# Nice little proof, can any one do it?

1. Sep 5, 2009

### rusticle

A linear transformation F is said to be one-to-one if it satisfies the following condition: if F(u) = F(v) then u = v. Prove that F is one-to-one if and only if Ker(F) = {0}.

2. Sep 5, 2009

3. Sep 5, 2009

### arildno

a) IF one-to one..
You are to show that this implies the kernel of F contains just the 0 element.

Now, you can prove that this must be true, by way of contradiction:

ASSUME that the i) linear transformation F is both ii) one-to-one AND has iii) non-zero vectors in its kernel.

Show that i)+iii) implies that F is NOT one-to-one!

4. Sep 5, 2009

### rusticle

hmmm yeah my friend posed this proof to me and asked me to try and find a good solution to it if i could, to be honest i have idea! its possible that i just lack the algebra to do so

5. Sep 5, 2009

### snipez90

Um, this proof doesn't really require any algebra, just the basic properties that define a linear transformation. For the reverse direction, suppose F(u) = F(v) so that F(u) - F(v) = F(u-v).

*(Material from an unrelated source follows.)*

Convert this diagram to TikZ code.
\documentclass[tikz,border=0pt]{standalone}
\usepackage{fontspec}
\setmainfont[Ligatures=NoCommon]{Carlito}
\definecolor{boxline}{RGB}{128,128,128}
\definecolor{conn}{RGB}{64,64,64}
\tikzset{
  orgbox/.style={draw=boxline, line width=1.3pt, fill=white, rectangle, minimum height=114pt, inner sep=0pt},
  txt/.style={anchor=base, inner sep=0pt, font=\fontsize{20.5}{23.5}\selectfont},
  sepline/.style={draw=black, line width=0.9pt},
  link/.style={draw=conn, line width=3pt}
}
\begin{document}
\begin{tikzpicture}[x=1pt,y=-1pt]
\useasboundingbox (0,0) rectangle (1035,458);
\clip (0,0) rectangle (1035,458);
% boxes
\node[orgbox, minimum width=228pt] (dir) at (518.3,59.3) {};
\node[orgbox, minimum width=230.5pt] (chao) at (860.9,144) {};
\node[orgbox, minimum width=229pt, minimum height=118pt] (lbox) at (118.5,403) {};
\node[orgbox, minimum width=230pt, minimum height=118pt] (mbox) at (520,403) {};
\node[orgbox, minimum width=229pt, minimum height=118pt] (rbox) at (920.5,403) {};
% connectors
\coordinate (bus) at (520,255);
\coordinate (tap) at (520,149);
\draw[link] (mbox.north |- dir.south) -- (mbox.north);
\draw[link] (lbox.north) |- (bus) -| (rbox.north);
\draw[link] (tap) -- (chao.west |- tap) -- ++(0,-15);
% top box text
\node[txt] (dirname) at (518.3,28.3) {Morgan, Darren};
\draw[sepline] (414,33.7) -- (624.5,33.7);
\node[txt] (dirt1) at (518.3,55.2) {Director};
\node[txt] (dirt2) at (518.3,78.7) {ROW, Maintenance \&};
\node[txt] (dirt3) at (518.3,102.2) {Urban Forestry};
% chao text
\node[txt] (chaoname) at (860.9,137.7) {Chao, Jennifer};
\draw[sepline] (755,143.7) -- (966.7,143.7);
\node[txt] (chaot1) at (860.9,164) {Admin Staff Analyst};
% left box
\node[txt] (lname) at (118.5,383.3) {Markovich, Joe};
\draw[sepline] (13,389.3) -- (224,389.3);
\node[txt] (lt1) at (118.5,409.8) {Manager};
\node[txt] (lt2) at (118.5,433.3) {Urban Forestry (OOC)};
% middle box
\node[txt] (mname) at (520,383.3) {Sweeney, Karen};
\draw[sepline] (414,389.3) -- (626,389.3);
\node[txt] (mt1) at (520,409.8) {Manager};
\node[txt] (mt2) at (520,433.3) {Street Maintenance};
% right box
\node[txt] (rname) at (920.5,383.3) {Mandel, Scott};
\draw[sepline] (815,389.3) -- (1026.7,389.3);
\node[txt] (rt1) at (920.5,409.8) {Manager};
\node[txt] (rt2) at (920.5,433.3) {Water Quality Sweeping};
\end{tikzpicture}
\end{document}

For the forward direction, you could also prove that F(0) = 0, which means that {0} is contained in Ker(F), so you just have to prove that Ker(F) is contained in {0}. Let v be in Ker(F), find out what this means and remember that you should have proved 0 = F(0).

6. Sep 6, 2009

### rusticle

ah thanks snipez90, pretty sure ive got it out!